Ah, the history lesson of the ages! People were grappling with this conundrum for centuries, especially when those old-timey hackney cabs were turning city streets into chaos. Then, like a dazzling revelation from the 1800s, we discovered that buses, streetcars, and subways were the real MVPs. We all have places to be, so you hop on board, take a seat, and zip your lip. It works wonders because we’re all in this together, not stuck in that backward world of cutthroat competition like Uber.

For god’s sake they even named the stupid company Uber. How could the disaster of callous capitalist nihilism be any less obvious?

The whole ride-share “explosion” felt like a group of overconfident, privileged guys who missed the memo on history, thinking they could throw billions at reinventing the wheel and somehow make it less, well, wheel-like. I was there, both inside and outside those companies, shaking my head in disbelief.

Around 2012, it seemed like I was a lone tech warrior resisting the awful siren call of Uber, amidst meetings with dozens of big-shot executives running billion-dollar empires. They were all in, betting our fortunes on Uber, while I stood my engineering ground armed with the simple wisdom of human behavior studies. I’d show up with train tickets and bus receipts, each sporting single-digit price tags, and they laughed at my “lesser” status while they casually tossed around hundreds and more for an Uber ride.

At one point I found myself in an exclusive invitation to Uber’s HQ, where they rolled out the red carpet and asked me to help lead their security team. I decided to go out of courtesy and a dash of curiosity. But as soon as they started pitching their grand plan — “We want to be as indispensable as water, so people can’t survive without paying us…” — I felt like I was in a bad sci-fi Dystopia (lesser Utopia) and made a hasty exit, practically diving for the door.

“Let them ride in cake,” did you say?!

Approximately ten years later, while strolling through the streets of San Francisco, one of the original developers of Uber made a startling confession to me. They admitted that their early product design was shockingly naive. In their detached-STEM enthusiasm, they believed that constantly harvesting sensitive personal data through various sensors (such as geolocation, motion, video, and microphones) during every car ride, essentially engaging in covert surveillance of customers without their knowledge, would somehow benefit society. However, they acknowledged that they eventually had to leave the project when they came to the stark realization that this approach was a grave ethical error: creating an app pretending to be essential for survival while relentlessly spying on users for profit.

So here we are, MIT advising us to study human behavior to predict, well… known human behavior. Makes perfect sense to me. What took them so long? I guess they had to stop believing.

Now, if you’re dealing with a disability, a robotaxi might make as much sense as a luxurious, oversized wheelchair or, heck, even an elevator (vertical subway car) instead of stairs. But for the rest of us, it’s time to put on those walking shoes, head to the train, and stop being the roadblock to progress!

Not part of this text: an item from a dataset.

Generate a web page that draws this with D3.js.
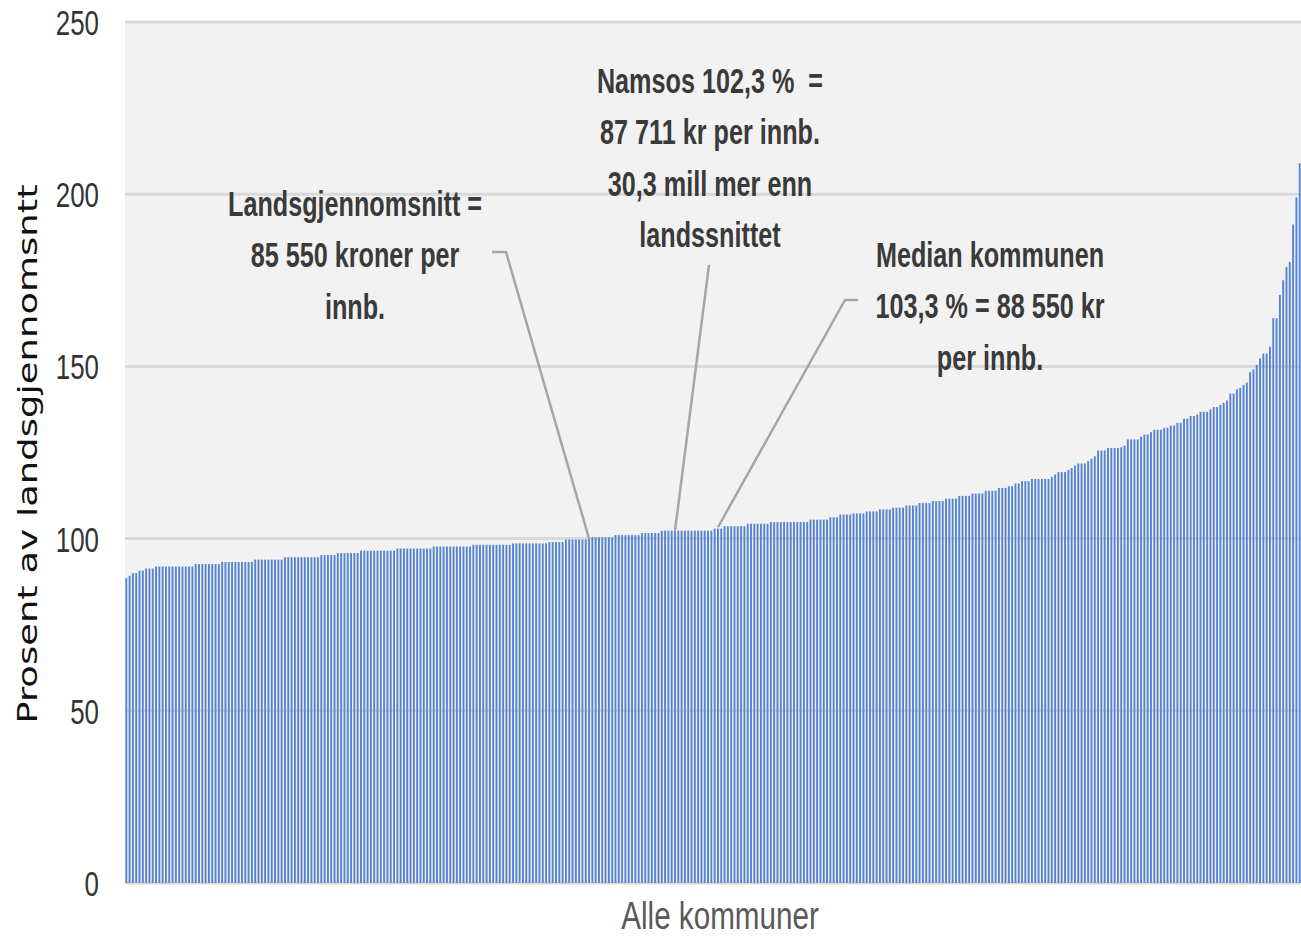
<!DOCTYPE html>
<html>
<head>
<meta charset="utf-8">
<script src="https://cdn.jsdelivr.net/npm/d3@7"></script>
<style>
  html, body { margin: 0; padding: 0; background: #ffffff; }
  svg { display: block; }
</style>
</head>
<body>
<svg id="chart" width="1301" height="939"></svg>
<script>
// Values: percent of national average, all municipalities sorted ascending
const values = [
  88.6, 89.2, 90.0, 90.0, 90.7, 90.7, 91.3, 91.3, 91.3,
  91.9, 91.9, 91.9, 91.9, 91.9, 91.9, 91.9, 91.9, 91.9, 91.9, 91.9, 91.9,
  92.6, 92.6, 92.6, 92.6, 92.6, 92.6, 92.6, 92.6,
  93.2, 93.2, 93.2, 93.2, 93.2, 93.2, 93.2, 93.2, 93.2, 93.2,
  93.9, 93.9, 93.9, 93.9, 93.9, 93.9, 93.9, 93.9, 93.9,
  94.6, 94.6, 94.6, 94.6, 94.6, 94.6, 94.6, 94.6, 94.6, 94.6, 94.6,
  95.2, 95.2, 95.2, 95.2, 95.2,
  95.8, 95.8, 95.8, 95.8, 95.8, 95.8, 95.8,
  96.5, 96.5, 96.5, 96.5, 96.5, 96.5, 96.5, 96.5, 96.5, 96.5, 96.5,
  97.1, 97.1, 97.1, 97.1, 97.1, 97.1, 97.1, 97.1, 97.1, 97.1, 97.1,
  97.7, 97.7, 97.7, 97.7, 97.7, 97.7, 97.7, 97.7, 97.7, 97.7, 97.7, 97.7,
  98.2, 98.2, 98.2, 98.2, 98.2, 98.2, 98.2, 98.2, 98.2, 98.2, 98.2, 98.2,
  98.6, 98.6, 98.6, 98.6, 98.6, 98.6, 98.6, 98.6, 98.6, 98.6, 98.6,
  99.0, 99.0, 99.0, 99.0, 99.0,
  99.7, 99.7, 99.7, 99.7, 99.7, 99.7, 99.7,
  100.0,
  100.4, 100.4, 100.4, 100.4, 100.4, 100.4, 100.4,
  101.0, 101.0, 101.0, 101.0, 101.0, 101.0, 101.0, 101.0,
  101.6, 101.6, 101.6, 101.6, 101.6, 101.6,
  102.3, 102.3, 102.3, 102.3, 102.3, 102.3, 102.3, 102.3,
  102.3, 102.3, 102.3, 102.3, 102.3, 102.3, 102.3, 102.3,
  102.9, 102.9, 102.9,
  103.6, 103.6, 103.6, 103.6, 103.6, 103.6, 103.6,
  104.3, 104.3, 104.3, 104.3, 104.3, 104.3, 104.3,
  104.8, 104.8, 104.8, 104.8, 104.8, 104.8, 104.8, 104.8, 104.8, 104.8, 104.8, 104.8,
  105.5, 105.5, 105.5, 105.5, 105.5, 105.5,
  106.2, 106.2, 106.2,
  107.0, 107.0, 107.0, 107.0,
  107.3, 107.3, 107.3, 107.3,
  107.9, 107.9, 107.9, 107.9,
  108.5, 108.5, 108.5, 108.5,
  109.0, 109.0, 109.0, 109.0,
  109.6, 109.6, 109.6, 109.6,
  110.3, 110.3, 110.3, 110.3,
  110.9, 110.9, 110.9, 110.9,
  111.6, 111.6, 111.6, 111.6,
  112.4, 112.4, 112.4, 112.4,
  113.1, 113.1, 113.1, 113.1,
  113.9, 113.9, 113.9, 113.9,
  114.7, 114.7, 114.7,
  115.2, 115.2,
  116.0, 116.0,
  116.7, 116.7, 116.7,
  117.3, 117.3, 117.3, 117.3, 117.3, 117.3,
  117.9, 118.6,
  119.3, 119.3, 119.3,
  119.9, 120.5, 121.2,
  121.8, 121.8, 121.8,
  122.5, 123.2, 123.9,
  125.6, 125.6, 125.6,
  126.3, 126.3, 126.3, 126.3,
  126.5, 127.0,
  128.8, 128.8, 128.8, 128.8,
  129.6, 130.2, 130.2, 130.9,
  131.6, 131.6, 131.6,
  132.2, 132.2, 132.8, 132.8, 133.6, 133.6, 134.8, 134.8, 135.6, 135.6, 136.0,
  136.8, 136.8, 136.8,
  137.5, 138.2, 138.2, 138.8, 139.4, 140.1, 142.1, 142.1, 143.3, 143.8, 144.6, 145.3,
  148.3, 149.1, 150.4, 152.3, 153.7, 153.7, 155.7, 164.0, 164.0, 170.7, 175.0, 178.9,
  180.3, 191.2, 199.1, 209.0
];

const yTicks = [0, 50, 100, 150, 200, 250];
const yTitle = "Prosent av landsgjennomsntt";
const xTitle = "Alle kommuner";

// Annotation texts and the bar (index, value) each one points to
const annoLandsLines = ["Landsgjennomsnitt =", "85 550 kroner per", "innb."];
const annoNamsosLines = ["Namsos 102,3 %\u00a0 =", "87 711 kr per innb.", "30,3 mill mer enn", "landssnittet"];
const annoMedianLines = ["Median kommunen", "103,3 % = 88 550 kr", "per innb."];
const annoIndex = [140, 166, 179];
const annoValue = [100, 102.3, 103.3];

// ---------------------------------------------------------------
const svg = d3.select("#chart");
const plot = { left: 125, right: 1301, top: 22, bottom: 883 };

const x = d3.scaleBand()
  .domain(d3.range(values.length))
  .range([plot.left, plot.right])
  .paddingInner(0.42)
  .paddingOuter(0.1);

const y = d3.scaleLinear().domain([0, 250]).range([plot.bottom, plot.top]);

// plot background
svg.append("rect")
  .attr("x", plot.left).attr("y", plot.top)
  .attr("width", plot.right - plot.left).attr("height", plot.bottom - plot.top)
  .attr("fill", "#f2f2f2");

// gridlines
svg.append("g").selectAll("line").data(yTicks).join("line")
  .attr("x1", plot.left).attr("x2", plot.right)
  .attr("y1", d => y(d)).attr("y2", d => y(d))
  .attr("stroke", "#d9d9d9").attr("stroke-width", 3);

// bars
svg.append("g").selectAll("rect").data(values).join("rect")
  .attr("x", (d, i) => x(i))
  .attr("width", x.bandwidth())
  .attr("y", d => y(d))
  .attr("height", d => y(0) - y(d))
  .attr("fill", "#5683d2");

// y tick labels
svg.append("g").selectAll("text").data(yTicks).join("text")
  .attr("transform", d => `translate(99,${y(d)}) scale(0.72,1)`)
  .attr("dy", "0.36em")
  .attr("text-anchor", "end")
  .attr("font-family", "'Liberation Sans', Arial, sans-serif")
  .attr("font-size", 36)
  .attr("fill", "#333333")
  .text(d => d);

// y title
svg.append("text")
  .attr("transform", "translate(37,454) scale(0.73,1) rotate(-90)")
  .attr("text-anchor", "middle")
  .attr("font-family", "'DejaVu Sans', Verdana, sans-serif")
  .attr("font-size", 37)
  .attr("fill", "#111111")
  .text(yTitle);

// x title
svg.append("text")
  .attr("transform", "translate(720,929) scale(0.78,1)")
  .attr("text-anchor", "middle")
  .attr("font-family", "'Liberation Sans', Arial, sans-serif")
  .attr("font-size", 38)
  .attr("fill", "#595959")
  .text(xTitle);

// leader lines
function anchor(k) {
  return [x(annoIndex[k]) + x.bandwidth() / 2, y(annoValue[k])];
}
const line = d3.line();
const leaders = [
  [[492, 252], [506, 252], anchor(0)],
  [[709, 265], anchor(1)],
  [[858, 300], [845, 300], anchor(2)]
];
svg.append("g").selectAll("path").data(leaders).join("path")
  .attr("d", d => line(d))
  .attr("fill", "none")
  .attr("stroke", "#a6a6a6")
  .attr("stroke-width", 2.5);

// annotation texts
function annoBlock(lines, cx, firstBaseline, step) {
  const g = svg.append("g");
  g.selectAll("text").data(lines).join("text")
    .attr("transform", (d, i) => `translate(${cx},${firstBaseline + i * step}) scale(0.70,1)`)
    .attr("text-anchor", "middle")
    .attr("font-family", "'Liberation Sans', Arial, sans-serif")
    .attr("font-weight", "bold")
    .attr("font-size", 36)
    .attr("fill", "#3a3a3a")
    .text(d => d);
}
annoBlock(annoLandsLines, 355, 216, 51.3);
annoBlock(annoNamsosLines, 710, 93, 51.3);
annoBlock(annoMedianLines, 990, 267, 51.3);
</script>
</body>
</html>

A train to a remote office in Connecticut was no joke, for example, a logistical maze in America’s shameless suburban planning system. I arrived early using a $18 train from NYC and finding a local bus that cost me $3 for the last mile, walking a sidewalk from the stop to the door. The other executive pulled up behind, sweaty, late and barking “no problem, it was only $200 for my Uber but we got some bad traffic”. He should have been fired on the spot.

Despite decades of working in Silicon Valley, working inside the largest and most successful tech companies, to this day I’ve taken only one Uber ride. As soon I as I stepped in it, I knew it was wrong. The Fabians probably would have just said: “no shit Sherlock”.